Given request
Omitting the pictures, copy exactly each line from the one containing "Reproduce this chart with pgfplots." up to and including the one containing "(0pt,0pt) rectangle (715.5pt,-519pt);".

Information given
.....

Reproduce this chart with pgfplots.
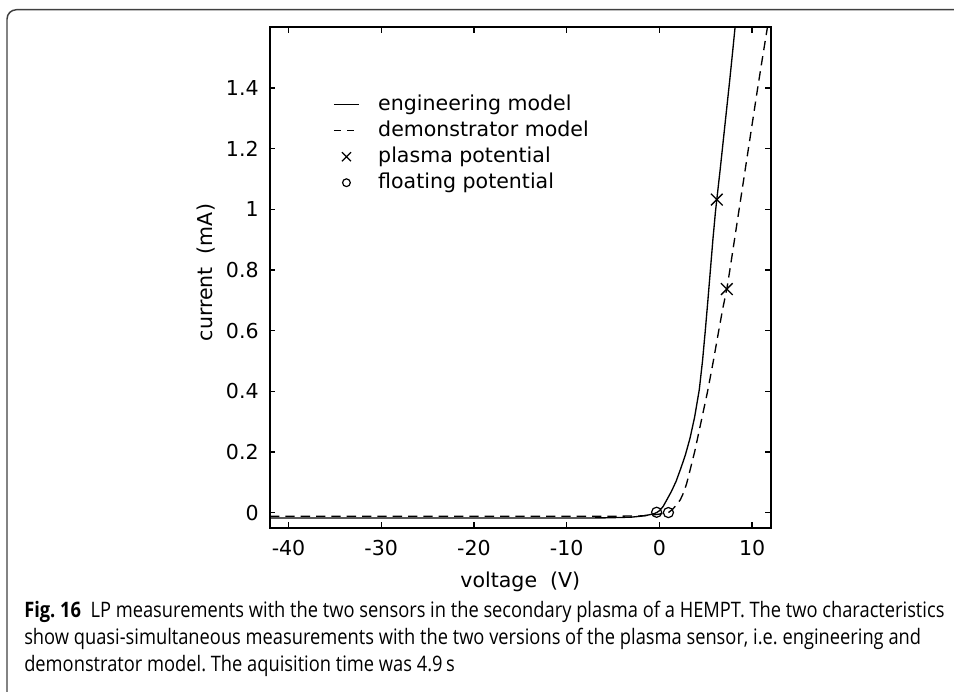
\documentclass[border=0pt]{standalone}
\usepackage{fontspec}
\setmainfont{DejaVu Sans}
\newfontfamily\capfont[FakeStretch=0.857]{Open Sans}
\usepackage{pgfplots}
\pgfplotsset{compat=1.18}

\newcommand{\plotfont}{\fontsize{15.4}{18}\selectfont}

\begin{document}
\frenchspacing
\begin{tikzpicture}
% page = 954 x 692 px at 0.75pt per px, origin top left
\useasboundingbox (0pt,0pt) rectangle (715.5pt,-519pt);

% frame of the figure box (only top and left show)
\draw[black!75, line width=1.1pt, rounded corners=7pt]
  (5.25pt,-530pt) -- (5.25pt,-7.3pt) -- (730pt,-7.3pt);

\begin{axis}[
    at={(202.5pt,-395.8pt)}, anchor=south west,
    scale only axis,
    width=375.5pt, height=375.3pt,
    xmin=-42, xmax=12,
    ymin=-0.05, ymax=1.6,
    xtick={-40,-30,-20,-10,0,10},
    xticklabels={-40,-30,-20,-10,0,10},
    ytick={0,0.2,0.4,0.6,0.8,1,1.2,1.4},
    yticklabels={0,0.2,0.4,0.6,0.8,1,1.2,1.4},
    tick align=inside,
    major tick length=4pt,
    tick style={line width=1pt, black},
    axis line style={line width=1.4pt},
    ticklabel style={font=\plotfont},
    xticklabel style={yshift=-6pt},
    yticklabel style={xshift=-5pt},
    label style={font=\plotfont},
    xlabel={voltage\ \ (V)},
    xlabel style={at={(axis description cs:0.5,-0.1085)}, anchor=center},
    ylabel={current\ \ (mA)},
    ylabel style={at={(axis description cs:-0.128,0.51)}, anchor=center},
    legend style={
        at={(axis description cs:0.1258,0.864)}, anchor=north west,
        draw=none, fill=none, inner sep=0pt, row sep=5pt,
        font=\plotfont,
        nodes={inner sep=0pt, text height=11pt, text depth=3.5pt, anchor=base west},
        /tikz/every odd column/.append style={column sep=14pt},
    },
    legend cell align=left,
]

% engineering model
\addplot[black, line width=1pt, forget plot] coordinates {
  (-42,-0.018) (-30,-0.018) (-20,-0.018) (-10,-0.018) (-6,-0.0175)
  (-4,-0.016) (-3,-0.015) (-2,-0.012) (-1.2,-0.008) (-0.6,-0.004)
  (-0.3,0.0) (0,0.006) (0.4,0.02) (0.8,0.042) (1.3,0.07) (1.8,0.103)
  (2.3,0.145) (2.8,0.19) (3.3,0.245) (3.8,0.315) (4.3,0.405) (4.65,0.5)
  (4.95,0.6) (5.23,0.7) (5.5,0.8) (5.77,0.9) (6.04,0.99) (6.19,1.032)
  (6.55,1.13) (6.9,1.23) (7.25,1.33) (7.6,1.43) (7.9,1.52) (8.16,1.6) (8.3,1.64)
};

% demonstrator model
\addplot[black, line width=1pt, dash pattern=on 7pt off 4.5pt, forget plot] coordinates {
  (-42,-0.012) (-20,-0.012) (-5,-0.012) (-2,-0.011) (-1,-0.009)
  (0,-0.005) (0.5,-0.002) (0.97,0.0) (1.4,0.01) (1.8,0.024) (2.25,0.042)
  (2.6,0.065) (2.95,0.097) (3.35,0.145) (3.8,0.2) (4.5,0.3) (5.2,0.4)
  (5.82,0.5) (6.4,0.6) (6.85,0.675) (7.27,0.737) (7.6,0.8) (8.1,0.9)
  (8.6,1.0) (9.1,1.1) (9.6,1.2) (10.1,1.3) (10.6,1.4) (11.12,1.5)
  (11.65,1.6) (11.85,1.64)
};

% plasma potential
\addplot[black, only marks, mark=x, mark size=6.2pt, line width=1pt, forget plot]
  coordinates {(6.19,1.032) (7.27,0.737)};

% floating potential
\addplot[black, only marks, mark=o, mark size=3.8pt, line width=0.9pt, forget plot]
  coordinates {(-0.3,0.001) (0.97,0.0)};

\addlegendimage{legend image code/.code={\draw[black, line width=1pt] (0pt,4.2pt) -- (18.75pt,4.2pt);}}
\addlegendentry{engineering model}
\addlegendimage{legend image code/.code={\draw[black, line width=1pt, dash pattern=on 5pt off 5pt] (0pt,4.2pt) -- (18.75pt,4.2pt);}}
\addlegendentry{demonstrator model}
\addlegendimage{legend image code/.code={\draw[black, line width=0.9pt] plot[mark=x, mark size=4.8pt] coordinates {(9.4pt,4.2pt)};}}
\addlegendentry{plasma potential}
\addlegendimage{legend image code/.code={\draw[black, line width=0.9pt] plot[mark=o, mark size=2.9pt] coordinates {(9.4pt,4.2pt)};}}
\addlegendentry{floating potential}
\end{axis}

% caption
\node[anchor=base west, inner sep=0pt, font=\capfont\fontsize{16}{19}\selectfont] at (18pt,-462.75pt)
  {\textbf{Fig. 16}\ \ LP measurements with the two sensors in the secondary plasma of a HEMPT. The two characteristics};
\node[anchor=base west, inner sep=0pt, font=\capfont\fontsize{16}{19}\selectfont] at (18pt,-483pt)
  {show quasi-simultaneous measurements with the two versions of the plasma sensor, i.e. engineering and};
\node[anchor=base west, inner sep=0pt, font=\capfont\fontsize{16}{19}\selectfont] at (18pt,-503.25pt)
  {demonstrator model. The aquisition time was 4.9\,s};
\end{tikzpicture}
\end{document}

.....

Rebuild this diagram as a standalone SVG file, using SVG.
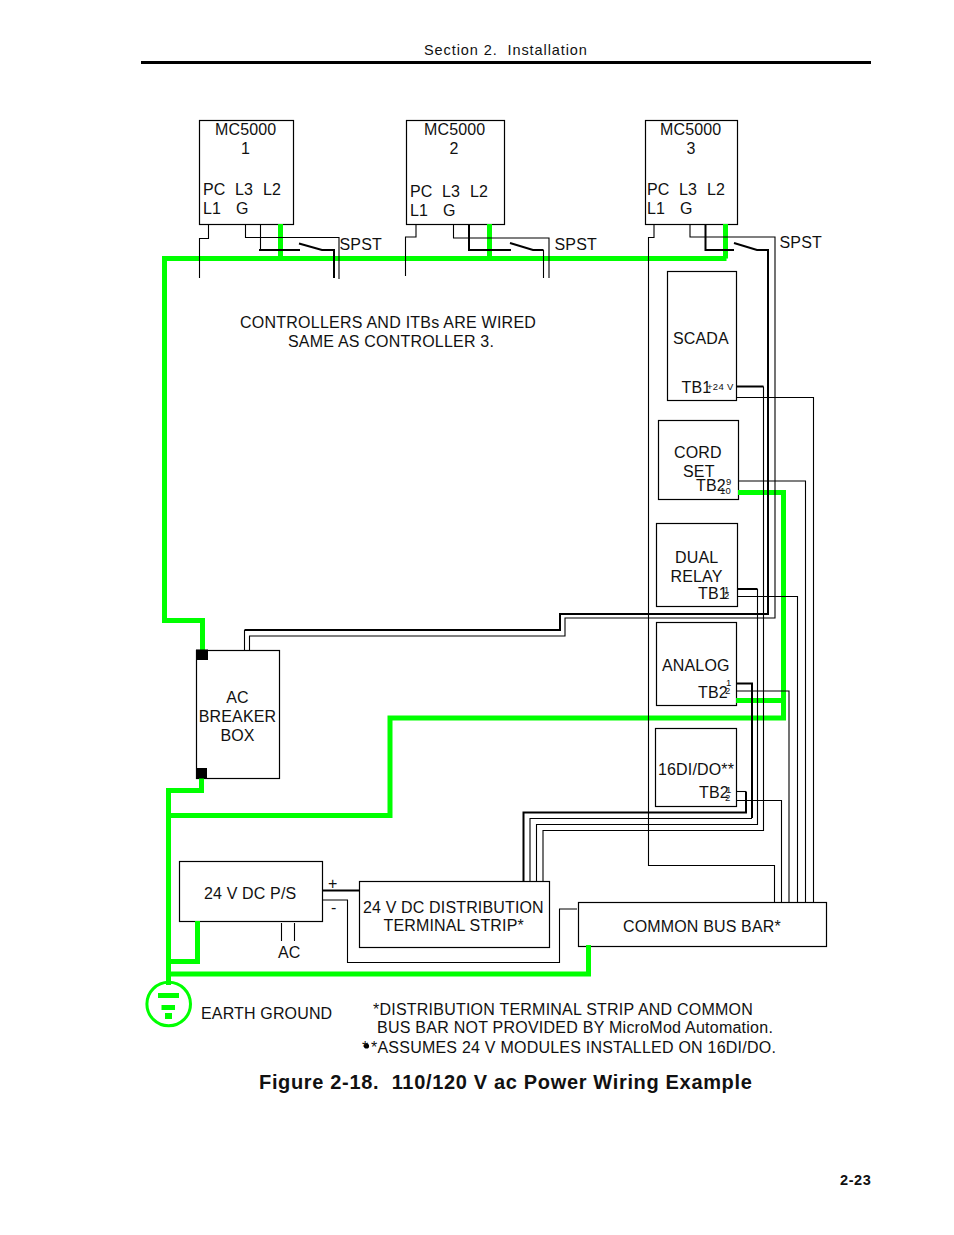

.....

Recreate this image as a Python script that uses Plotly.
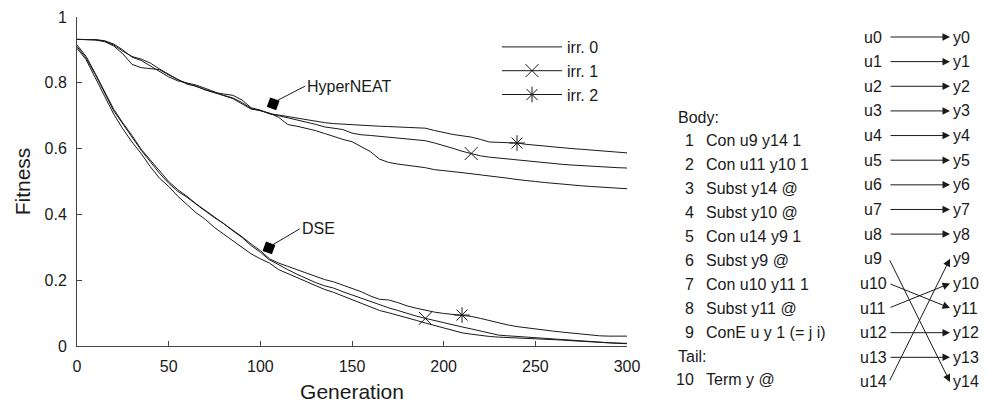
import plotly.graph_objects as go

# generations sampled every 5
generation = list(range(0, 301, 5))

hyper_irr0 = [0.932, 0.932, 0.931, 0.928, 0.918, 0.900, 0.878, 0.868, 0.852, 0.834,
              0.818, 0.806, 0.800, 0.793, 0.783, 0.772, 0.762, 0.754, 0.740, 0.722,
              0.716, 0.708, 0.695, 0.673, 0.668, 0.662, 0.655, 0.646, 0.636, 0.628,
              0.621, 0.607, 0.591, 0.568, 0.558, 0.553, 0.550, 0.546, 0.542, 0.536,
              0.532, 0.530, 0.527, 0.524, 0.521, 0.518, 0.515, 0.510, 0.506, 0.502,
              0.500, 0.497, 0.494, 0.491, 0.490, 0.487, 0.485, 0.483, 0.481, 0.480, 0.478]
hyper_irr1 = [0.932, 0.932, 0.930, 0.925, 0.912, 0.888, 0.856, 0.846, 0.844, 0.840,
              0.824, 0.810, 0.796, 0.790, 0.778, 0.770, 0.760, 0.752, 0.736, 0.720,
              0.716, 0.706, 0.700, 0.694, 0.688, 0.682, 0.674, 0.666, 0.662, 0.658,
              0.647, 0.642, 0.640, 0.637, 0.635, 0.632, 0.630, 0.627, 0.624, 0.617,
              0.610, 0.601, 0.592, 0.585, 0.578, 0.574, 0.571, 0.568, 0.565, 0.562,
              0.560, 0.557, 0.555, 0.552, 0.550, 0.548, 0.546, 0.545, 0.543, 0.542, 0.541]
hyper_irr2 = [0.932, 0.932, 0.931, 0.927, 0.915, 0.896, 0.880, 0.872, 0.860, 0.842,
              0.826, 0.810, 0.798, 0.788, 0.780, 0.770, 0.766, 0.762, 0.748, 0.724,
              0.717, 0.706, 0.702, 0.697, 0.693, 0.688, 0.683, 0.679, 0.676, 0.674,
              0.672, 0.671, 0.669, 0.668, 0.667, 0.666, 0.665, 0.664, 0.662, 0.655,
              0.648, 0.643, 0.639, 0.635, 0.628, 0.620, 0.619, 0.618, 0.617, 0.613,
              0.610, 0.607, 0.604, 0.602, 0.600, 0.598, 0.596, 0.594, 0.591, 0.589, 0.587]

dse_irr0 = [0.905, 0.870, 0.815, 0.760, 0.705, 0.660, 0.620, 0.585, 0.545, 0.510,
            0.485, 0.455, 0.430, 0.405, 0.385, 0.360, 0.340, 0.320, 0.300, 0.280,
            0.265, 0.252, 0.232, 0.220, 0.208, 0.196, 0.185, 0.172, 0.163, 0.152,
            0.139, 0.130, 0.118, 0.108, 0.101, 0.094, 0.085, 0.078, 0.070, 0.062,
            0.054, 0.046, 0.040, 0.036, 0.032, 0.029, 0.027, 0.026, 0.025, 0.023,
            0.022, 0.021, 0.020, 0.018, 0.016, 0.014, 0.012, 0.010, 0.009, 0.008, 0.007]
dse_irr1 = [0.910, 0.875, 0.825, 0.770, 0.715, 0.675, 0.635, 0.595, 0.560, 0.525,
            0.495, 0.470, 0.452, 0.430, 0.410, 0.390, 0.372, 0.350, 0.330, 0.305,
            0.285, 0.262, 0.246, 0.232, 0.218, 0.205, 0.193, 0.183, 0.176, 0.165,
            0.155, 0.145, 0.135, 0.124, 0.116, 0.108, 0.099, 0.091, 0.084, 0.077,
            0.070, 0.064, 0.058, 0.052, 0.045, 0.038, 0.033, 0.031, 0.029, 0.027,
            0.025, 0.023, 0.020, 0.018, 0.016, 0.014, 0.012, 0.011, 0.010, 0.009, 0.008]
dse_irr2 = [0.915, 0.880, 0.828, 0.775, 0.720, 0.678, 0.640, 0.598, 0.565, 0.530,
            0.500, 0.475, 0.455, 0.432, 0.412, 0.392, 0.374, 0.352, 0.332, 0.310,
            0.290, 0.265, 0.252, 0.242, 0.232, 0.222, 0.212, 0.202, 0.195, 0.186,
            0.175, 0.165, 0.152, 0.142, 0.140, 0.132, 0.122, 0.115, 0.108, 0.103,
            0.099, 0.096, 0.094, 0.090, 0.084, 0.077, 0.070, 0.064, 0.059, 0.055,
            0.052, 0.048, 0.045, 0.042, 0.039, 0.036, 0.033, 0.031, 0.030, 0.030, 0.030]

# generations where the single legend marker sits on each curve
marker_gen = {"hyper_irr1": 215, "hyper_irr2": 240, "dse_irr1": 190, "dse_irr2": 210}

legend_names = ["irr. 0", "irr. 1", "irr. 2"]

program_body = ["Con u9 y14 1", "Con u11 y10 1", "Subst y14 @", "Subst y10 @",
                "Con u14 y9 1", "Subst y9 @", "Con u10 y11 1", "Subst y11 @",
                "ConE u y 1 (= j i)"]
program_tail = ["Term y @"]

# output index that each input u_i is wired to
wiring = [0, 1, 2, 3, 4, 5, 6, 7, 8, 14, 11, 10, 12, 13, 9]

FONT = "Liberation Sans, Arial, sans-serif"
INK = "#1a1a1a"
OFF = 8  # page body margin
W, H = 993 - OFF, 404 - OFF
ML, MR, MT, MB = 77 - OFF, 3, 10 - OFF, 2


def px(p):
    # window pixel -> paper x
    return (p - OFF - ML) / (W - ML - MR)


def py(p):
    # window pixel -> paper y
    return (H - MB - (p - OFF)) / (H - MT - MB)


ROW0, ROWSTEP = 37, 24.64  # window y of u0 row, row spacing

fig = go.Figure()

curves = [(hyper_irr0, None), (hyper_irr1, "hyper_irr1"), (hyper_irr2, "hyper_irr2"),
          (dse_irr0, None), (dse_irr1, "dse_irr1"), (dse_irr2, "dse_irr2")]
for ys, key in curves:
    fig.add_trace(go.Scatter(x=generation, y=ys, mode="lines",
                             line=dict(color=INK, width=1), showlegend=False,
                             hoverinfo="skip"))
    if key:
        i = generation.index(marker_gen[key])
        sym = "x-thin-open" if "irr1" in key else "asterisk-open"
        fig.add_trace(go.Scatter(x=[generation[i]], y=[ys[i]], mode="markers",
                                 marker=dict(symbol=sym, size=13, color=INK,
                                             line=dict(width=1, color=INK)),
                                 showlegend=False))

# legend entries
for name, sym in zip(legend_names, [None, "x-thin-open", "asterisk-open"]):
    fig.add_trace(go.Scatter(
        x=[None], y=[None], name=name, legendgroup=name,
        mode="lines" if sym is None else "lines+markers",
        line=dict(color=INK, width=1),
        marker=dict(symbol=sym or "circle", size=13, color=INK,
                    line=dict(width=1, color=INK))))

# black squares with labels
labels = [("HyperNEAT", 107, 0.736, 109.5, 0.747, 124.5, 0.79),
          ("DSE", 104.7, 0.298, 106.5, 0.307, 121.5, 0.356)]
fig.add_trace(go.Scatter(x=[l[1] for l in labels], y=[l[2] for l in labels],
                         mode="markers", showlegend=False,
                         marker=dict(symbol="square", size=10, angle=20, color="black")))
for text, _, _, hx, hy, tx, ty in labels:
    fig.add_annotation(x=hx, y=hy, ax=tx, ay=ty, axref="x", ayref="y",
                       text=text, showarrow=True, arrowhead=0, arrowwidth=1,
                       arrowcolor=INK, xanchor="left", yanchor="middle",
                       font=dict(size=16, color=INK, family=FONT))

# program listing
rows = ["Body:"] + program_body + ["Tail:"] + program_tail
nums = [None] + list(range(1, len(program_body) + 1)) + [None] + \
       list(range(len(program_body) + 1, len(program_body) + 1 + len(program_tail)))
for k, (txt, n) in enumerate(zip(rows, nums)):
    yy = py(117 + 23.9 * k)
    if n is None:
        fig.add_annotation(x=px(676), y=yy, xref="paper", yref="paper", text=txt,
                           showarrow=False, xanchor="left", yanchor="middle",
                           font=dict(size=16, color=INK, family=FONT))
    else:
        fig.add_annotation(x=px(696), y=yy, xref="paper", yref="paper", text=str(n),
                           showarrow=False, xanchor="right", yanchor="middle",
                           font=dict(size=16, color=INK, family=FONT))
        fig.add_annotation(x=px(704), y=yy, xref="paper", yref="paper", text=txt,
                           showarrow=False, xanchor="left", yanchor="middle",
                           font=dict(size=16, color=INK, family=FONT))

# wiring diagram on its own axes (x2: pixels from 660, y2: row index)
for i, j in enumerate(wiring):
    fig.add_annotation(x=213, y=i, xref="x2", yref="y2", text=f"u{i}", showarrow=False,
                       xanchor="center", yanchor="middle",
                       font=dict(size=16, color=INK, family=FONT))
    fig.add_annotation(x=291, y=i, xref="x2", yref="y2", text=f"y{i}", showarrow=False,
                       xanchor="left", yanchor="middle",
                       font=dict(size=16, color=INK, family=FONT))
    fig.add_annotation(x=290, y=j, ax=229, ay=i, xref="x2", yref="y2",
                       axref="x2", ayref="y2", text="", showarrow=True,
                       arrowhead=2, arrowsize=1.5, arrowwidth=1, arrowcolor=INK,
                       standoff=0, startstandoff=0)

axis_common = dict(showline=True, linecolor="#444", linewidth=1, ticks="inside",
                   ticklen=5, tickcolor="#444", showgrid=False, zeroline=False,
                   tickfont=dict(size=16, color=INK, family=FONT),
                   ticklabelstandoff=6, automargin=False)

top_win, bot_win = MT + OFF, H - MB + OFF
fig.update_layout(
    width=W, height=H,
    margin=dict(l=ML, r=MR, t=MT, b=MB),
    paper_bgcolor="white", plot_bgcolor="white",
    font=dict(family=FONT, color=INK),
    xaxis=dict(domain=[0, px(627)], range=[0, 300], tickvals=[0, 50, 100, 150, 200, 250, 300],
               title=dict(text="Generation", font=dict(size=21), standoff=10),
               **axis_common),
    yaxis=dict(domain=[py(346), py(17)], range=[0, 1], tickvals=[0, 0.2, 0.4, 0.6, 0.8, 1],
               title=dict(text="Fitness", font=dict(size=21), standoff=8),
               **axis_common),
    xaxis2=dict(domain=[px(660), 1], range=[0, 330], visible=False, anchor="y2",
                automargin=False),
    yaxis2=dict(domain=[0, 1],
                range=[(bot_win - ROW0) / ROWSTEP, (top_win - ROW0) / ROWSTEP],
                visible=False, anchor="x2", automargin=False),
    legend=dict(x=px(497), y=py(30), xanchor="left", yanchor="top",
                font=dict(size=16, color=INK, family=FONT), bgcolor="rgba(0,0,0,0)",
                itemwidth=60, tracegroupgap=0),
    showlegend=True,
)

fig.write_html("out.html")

.....

Task answer
Reproduce this chart with pgfplots.
\documentclass[border=0pt]{standalone}
\usepackage{fontspec}
\setmainfont{DejaVu Sans}
\newfontfamily\capfont[FakeStretch=0.857]{Open Sans}
\usepackage{pgfplots}
\pgfplotsset{compat=1.18}

\newcommand{\plotfont}{\fontsize{15.4}{18}\selectfont}

\begin{document}
\frenchspacing
\begin{tikzpicture}
% page = 954 x 692 px at 0.75pt per px, origin top left
\useasboundingbox (0pt,0pt) rectangle (715.5pt,-519pt);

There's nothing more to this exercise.